I’ve known a lot of cases where people meditate and they start getting visions: visions of what other people are doing, visions of devas. In the beginning, their visions may be correct, but if they go around bragging about them, trying to use their knowledge to impress other people, their knowledge tends to turn on them. They start getting false things mixed up in what they see. And because their intentions are not really all that honest, they can’t tell the difference.

So your best guide to keeping yourself safe—both as you’re looking for someone to take as an admirable friend and as you’re working with your own practice—is try to be as truthful as possible.

And think about compassion in terms of the long term: You’re here not to impress other people, you’re here because you’ve got a problem inside. If you can solve that problem, then you can really help other people solve theirs. The mind is causing itself suffering and it doesn’t know why. Everything we do, say, and think is for the purpose of happiness, and yet we turn around and do things that make us very unhappy. Why is that?
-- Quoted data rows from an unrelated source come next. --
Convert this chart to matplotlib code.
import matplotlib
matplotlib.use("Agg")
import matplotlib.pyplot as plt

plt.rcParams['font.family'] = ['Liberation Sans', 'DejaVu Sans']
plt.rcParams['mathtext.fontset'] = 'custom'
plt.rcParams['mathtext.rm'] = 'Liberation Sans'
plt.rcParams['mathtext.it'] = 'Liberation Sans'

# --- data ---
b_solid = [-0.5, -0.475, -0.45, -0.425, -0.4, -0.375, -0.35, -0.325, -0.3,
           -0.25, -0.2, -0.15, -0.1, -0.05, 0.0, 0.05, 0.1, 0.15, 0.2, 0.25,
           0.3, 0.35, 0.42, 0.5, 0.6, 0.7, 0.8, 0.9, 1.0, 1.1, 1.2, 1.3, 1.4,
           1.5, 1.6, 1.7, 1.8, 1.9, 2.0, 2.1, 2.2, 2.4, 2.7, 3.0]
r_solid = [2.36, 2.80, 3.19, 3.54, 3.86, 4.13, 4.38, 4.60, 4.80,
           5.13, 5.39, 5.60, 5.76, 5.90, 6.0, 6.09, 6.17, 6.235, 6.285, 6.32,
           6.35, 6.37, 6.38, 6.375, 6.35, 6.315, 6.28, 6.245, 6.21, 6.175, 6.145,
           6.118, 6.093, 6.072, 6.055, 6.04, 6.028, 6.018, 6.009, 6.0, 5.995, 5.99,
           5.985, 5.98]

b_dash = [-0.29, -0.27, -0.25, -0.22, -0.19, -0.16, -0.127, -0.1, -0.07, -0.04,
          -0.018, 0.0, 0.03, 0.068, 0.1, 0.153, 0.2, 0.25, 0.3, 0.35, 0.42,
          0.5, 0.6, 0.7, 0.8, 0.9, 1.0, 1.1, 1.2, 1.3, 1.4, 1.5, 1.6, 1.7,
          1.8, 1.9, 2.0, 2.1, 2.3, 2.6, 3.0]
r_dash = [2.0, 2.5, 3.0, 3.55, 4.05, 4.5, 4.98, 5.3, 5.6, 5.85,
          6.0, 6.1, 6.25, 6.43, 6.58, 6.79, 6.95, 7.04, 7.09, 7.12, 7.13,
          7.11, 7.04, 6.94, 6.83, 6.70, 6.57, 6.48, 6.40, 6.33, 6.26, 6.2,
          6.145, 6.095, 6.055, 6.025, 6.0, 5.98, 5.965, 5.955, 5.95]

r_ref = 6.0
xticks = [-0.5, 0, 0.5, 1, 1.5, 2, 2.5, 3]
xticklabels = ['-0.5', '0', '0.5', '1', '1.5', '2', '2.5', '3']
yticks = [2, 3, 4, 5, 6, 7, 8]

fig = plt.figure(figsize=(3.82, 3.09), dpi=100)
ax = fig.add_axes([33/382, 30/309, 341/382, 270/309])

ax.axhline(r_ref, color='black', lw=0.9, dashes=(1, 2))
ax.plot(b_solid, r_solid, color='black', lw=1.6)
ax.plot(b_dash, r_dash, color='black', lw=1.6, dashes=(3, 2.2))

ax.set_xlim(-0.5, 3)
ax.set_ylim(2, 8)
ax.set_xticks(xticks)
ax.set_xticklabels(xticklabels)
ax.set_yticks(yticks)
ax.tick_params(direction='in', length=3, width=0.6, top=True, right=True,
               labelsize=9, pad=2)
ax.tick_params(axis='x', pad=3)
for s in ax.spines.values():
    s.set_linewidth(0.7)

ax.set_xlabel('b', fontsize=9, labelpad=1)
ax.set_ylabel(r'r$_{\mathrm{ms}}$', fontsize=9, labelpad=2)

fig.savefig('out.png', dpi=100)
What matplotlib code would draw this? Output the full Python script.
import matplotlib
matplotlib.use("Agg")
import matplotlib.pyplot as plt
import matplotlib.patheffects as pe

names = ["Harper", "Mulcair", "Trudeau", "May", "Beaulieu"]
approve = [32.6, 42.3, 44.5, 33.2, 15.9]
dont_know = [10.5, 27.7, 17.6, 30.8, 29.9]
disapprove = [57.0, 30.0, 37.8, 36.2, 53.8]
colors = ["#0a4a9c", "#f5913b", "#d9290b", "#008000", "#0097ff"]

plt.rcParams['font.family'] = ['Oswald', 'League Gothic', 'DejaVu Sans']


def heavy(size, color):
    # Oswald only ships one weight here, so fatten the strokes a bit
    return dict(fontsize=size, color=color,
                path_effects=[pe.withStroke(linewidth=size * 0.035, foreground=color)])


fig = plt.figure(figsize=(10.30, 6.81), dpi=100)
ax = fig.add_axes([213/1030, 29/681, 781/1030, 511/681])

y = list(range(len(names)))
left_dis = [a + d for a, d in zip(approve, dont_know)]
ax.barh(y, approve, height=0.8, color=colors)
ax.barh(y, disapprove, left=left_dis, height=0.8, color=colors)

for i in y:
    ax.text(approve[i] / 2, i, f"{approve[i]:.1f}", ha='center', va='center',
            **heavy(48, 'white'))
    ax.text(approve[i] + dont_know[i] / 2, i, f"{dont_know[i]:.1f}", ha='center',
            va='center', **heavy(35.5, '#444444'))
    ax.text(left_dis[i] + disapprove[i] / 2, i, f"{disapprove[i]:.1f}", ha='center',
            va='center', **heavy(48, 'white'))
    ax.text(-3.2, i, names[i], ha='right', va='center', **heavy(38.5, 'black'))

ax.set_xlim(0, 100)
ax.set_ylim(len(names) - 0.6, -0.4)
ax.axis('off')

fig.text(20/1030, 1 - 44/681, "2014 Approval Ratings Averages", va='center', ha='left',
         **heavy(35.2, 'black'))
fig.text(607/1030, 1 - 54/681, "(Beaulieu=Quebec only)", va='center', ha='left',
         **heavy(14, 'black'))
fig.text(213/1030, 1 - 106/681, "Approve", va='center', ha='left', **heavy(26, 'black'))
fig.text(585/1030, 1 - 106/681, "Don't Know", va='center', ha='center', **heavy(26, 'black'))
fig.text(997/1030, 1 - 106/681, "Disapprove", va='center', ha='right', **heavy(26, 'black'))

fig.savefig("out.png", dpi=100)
That’s the problem we’re here to solve. It’s good that we have the time to do that. All too many people go through life and never have the time to sit down and look at their own minds, even though this is the big problem driving us all, making us suffer.

Here the Buddha is offering us an opportunity to learn how to understand the problem and, in understanding it, you can put an end to it: You look for people of integrity and you also try to develop qualities of integrity in yourself. In that way, you keep yourself on the right track.